━━━━━ Supplied data

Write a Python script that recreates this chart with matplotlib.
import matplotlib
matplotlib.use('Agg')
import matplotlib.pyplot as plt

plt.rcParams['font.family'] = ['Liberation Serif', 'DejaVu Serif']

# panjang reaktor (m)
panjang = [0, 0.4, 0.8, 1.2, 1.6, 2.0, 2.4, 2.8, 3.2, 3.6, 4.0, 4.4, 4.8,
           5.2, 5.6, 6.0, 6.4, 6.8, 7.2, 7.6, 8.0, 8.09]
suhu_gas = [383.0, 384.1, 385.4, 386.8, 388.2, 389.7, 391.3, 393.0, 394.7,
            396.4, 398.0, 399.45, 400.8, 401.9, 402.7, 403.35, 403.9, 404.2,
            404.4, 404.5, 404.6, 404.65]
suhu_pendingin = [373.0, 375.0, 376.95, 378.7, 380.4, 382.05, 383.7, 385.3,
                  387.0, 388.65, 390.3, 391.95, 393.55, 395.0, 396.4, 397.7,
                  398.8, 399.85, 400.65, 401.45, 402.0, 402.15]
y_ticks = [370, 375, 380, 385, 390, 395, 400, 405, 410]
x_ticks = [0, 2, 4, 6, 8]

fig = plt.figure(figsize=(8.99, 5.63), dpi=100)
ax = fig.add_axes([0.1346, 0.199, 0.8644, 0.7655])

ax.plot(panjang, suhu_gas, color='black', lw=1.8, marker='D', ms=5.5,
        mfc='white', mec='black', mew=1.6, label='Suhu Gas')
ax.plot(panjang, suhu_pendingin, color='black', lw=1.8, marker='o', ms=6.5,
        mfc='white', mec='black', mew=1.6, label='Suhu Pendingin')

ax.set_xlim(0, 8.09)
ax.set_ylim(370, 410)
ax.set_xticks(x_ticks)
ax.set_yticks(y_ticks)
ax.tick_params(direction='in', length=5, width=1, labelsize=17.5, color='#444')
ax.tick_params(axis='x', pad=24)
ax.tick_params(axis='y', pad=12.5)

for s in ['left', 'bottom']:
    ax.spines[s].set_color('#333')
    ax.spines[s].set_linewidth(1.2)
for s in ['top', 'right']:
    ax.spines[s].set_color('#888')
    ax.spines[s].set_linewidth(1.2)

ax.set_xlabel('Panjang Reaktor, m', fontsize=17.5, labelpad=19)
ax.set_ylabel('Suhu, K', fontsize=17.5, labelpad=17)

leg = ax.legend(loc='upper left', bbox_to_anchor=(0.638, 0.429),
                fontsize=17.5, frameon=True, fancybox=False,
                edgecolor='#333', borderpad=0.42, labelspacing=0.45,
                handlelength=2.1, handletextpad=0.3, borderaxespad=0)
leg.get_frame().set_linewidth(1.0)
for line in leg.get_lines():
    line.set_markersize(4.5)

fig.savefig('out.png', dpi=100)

━━━━━━━━━━

=== To do ===
Go through the listing above and restate it word for word.

=== Exercise response ===
Write a Python script that recreates this chart with matplotlib.
import matplotlib
matplotlib.use('Agg')
import matplotlib.pyplot as plt

plt.rcParams['font.family'] = ['Liberation Serif', 'DejaVu Serif']

# panjang reaktor (m)
panjang = [0, 0.4, 0.8, 1.2, 1.6, 2.0, 2.4, 2.8, 3.2, 3.6, 4.0, 4.4, 4.8,
           5.2, 5.6, 6.0, 6.4, 6.8, 7.2, 7.6, 8.0, 8.09]
suhu_gas = [383.0, 384.1, 385.4, 386.8, 388.2, 389.7, 391.3, 393.0, 394.7,
            396.4, 398.0, 399.45, 400.8, 401.9, 402.7, 403.35, 403.9, 404.2,
            404.4, 404.5, 404.6, 404.65]
suhu_pendingin = [373.0, 375.0, 376.95, 378.7, 380.4, 382.05, 383.7, 385.3,
                  387.0, 388.65, 390.3, 391.95, 393.55, 395.0, 396.4, 397.7,
                  398.8, 399.85, 400.65, 401.45, 402.0, 402.15]
y_ticks = [370, 375, 380, 385, 390, 395, 400, 405, 410]
x_ticks = [0, 2, 4, 6, 8]

fig = plt.figure(figsize=(8.99, 5.63), dpi=100)
ax = fig.add_axes([0.1346, 0.199, 0.8644, 0.7655])

ax.plot(panjang, suhu_gas, color='black', lw=1.8, marker='D', ms=5.5,
        mfc='white', mec='black', mew=1.6, label='Suhu Gas')
ax.plot(panjang, suhu_pendingin, color='black', lw=1.8, marker='o', ms=6.5,
        mfc='white', mec='black', mew=1.6, label='Suhu Pendingin')

ax.set_xlim(0, 8.09)
ax.set_ylim(370, 410)
ax.set_xticks(x_ticks)
ax.set_yticks(y_ticks)
ax.tick_params(direction='in', length=5, width=1, labelsize=17.5, color='#444')
ax.tick_params(axis='x', pad=24)
ax.tick_params(axis='y', pad=12.5)

for s in ['left', 'bottom']:
    ax.spines[s].set_color('#333')
    ax.spines[s].set_linewidth(1.2)
for s in ['top', 'right']:
    ax.spines[s].set_color('#888')
    ax.spines[s].set_linewidth(1.2)

ax.set_xlabel('Panjang Reaktor, m', fontsize=17.5, labelpad=19)
ax.set_ylabel('Suhu, K', fontsize=17.5, labelpad=17)

leg = ax.legend(loc='upper left', bbox_to_anchor=(0.638, 0.429),
                fontsize=17.5, frameon=True, fancybox=False,
                edgecolor='#333', borderpad=0.42, labelspacing=0.45,
                handlelength=2.1, handletextpad=0.3, borderaxespad=0)
leg.get_frame().set_linewidth(1.0)
for line in leg.get_lines():
    line.set_markersize(4.5)

fig.savefig('out.png', dpi=100)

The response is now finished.